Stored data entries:
---
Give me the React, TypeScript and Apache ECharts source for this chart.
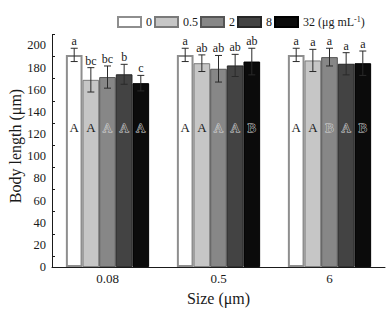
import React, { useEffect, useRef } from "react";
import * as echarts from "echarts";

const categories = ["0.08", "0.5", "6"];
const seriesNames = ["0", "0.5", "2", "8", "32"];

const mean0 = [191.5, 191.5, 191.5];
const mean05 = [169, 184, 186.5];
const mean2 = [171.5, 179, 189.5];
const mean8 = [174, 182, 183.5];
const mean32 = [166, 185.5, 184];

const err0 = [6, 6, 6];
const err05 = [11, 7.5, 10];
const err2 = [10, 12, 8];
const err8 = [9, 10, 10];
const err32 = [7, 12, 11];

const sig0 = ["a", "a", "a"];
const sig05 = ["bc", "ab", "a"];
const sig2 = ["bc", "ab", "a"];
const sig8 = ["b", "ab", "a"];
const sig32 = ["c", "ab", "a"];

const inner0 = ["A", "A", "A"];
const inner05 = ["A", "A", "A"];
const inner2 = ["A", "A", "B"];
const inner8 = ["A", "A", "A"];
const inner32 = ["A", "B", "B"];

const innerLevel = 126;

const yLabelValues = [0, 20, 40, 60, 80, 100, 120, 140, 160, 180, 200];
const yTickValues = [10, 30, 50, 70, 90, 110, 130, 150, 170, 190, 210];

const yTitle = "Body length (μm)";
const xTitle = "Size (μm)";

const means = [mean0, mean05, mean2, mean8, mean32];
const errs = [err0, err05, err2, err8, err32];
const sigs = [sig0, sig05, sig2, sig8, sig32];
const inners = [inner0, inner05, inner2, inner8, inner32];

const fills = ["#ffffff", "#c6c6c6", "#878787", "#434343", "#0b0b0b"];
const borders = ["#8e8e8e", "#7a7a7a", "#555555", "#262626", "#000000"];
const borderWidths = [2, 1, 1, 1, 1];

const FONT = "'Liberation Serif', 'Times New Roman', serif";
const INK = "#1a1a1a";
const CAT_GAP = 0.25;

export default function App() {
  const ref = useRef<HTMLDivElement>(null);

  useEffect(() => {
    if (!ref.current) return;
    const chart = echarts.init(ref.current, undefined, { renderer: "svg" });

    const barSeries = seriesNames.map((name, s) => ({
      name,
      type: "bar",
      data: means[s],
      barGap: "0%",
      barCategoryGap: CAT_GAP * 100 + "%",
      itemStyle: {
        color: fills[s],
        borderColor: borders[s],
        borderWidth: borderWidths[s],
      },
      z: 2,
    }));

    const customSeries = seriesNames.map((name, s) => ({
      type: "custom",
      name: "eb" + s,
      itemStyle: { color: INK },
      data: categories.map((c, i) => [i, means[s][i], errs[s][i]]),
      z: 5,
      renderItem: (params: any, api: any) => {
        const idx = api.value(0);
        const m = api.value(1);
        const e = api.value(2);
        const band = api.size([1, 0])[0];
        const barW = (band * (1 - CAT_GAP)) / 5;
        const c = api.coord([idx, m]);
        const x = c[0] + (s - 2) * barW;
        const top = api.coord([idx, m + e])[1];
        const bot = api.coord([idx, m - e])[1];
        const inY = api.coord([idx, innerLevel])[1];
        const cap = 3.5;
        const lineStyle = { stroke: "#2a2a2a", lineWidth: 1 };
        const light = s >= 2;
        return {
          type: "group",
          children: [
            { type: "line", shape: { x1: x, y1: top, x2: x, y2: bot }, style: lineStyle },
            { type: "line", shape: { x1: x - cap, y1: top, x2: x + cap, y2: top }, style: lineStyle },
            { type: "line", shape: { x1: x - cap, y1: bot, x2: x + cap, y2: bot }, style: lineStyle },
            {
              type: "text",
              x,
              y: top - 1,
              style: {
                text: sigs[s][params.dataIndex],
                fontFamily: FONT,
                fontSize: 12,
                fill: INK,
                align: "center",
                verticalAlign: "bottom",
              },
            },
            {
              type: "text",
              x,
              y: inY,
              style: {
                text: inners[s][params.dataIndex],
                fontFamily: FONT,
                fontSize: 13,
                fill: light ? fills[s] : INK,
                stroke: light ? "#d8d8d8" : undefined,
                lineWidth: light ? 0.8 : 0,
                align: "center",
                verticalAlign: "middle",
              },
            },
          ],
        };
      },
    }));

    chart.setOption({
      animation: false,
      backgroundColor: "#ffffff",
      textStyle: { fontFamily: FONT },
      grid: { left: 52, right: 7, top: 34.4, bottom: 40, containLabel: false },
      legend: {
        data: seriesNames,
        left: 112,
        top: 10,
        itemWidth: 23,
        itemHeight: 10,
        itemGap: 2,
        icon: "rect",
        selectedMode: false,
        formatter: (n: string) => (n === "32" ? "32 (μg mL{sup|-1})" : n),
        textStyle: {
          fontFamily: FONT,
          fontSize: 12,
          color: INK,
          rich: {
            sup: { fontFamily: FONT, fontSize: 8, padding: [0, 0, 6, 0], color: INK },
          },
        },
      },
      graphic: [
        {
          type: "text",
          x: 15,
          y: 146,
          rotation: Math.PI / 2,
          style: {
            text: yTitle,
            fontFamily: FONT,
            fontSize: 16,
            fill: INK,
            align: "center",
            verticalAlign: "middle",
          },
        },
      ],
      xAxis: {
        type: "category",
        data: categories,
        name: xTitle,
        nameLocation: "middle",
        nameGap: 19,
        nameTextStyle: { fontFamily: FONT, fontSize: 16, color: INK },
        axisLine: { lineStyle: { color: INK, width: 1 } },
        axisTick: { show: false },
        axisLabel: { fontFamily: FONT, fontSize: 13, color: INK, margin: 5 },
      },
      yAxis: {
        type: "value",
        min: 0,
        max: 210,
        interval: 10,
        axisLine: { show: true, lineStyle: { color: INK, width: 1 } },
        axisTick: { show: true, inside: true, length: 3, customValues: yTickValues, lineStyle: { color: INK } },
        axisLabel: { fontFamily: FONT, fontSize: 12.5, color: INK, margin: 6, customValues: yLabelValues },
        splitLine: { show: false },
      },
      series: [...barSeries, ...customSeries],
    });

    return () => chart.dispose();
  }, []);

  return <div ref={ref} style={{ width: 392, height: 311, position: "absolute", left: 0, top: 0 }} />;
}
---
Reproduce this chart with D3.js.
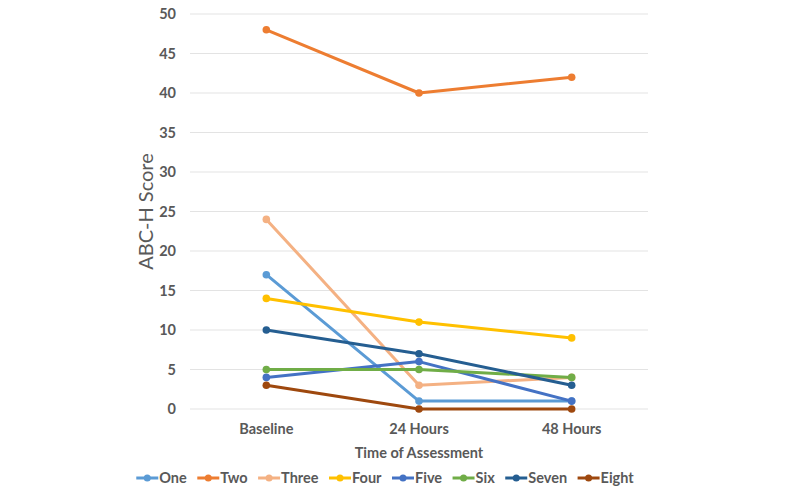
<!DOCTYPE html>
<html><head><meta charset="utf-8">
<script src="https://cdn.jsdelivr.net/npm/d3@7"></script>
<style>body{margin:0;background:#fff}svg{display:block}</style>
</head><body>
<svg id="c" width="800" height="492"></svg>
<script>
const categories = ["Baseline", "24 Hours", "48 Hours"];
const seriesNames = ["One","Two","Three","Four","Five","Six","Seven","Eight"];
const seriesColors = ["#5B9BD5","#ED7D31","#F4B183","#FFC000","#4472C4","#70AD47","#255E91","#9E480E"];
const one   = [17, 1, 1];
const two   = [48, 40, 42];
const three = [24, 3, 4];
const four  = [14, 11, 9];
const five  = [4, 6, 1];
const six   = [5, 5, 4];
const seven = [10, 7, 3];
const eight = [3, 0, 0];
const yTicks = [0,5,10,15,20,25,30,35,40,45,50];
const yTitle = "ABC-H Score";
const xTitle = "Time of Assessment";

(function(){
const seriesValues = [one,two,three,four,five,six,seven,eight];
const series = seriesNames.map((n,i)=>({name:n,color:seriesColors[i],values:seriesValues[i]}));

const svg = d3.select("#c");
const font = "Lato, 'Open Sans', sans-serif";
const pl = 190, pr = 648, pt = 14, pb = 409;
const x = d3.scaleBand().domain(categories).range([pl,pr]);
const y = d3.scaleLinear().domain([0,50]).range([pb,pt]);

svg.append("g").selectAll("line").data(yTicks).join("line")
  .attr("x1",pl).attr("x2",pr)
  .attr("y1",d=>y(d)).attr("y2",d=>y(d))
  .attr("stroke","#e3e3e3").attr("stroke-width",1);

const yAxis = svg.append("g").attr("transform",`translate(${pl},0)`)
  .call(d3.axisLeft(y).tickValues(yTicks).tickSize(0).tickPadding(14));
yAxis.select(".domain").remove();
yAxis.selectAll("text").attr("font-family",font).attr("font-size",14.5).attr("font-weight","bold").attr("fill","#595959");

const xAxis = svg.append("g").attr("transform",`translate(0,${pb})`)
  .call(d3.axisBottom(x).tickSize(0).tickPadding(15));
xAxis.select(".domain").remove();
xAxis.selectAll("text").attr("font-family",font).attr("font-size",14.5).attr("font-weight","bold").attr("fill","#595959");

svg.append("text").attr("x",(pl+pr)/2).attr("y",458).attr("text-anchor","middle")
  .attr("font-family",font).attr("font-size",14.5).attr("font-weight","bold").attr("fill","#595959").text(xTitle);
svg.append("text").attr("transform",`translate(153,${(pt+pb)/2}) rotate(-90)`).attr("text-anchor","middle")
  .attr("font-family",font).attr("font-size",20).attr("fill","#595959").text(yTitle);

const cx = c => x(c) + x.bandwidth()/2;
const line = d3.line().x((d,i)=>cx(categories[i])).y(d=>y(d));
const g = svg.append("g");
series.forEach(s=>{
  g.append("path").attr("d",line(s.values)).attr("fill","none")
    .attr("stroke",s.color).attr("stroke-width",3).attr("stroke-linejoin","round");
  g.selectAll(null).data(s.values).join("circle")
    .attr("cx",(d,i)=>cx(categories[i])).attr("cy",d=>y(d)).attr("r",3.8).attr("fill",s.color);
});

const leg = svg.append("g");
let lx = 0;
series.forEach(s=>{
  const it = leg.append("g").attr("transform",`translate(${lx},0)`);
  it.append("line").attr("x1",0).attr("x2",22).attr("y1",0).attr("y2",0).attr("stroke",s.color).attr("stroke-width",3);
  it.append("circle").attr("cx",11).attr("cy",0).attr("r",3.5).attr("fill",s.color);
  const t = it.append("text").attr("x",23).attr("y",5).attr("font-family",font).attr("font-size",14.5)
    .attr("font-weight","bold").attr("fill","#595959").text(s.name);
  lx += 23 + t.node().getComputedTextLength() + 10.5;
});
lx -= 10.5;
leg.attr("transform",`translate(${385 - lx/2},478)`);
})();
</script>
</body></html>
---
Nothing but the lines from the one containing "Give me the" through the one containing "const innerLevel = 126;" should appear in your copy, exactly as written and without pictures.

Give me the React, TypeScript and Apache ECharts source for this chart.
import React, { useEffect, useRef } from "react";
import * as echarts from "echarts";

const categories = ["0.08", "0.5", "6"];
const seriesNames = ["0", "0.5", "2", "8", "32"];

const mean0 = [191.5, 191.5, 191.5];
const mean05 = [169, 184, 186.5];
const mean2 = [171.5, 179, 189.5];
const mean8 = [174, 182, 183.5];
const mean32 = [166, 185.5, 184];

const err0 = [6, 6, 6];
const err05 = [11, 7.5, 10];
const err2 = [10, 12, 8];
const err8 = [9, 10, 10];
const err32 = [7, 12, 11];

const sig0 = ["a", "a", "a"];
const sig05 = ["bc", "ab", "a"];
const sig2 = ["bc", "ab", "a"];
const sig8 = ["b", "ab", "a"];
const sig32 = ["c", "ab", "a"];

const inner0 = ["A", "A", "A"];
const inner05 = ["A", "A", "A"];
const inner2 = ["A", "A", "B"];
const inner8 = ["A", "A", "A"];
const inner32 = ["A", "B", "B"];

const innerLevel = 126;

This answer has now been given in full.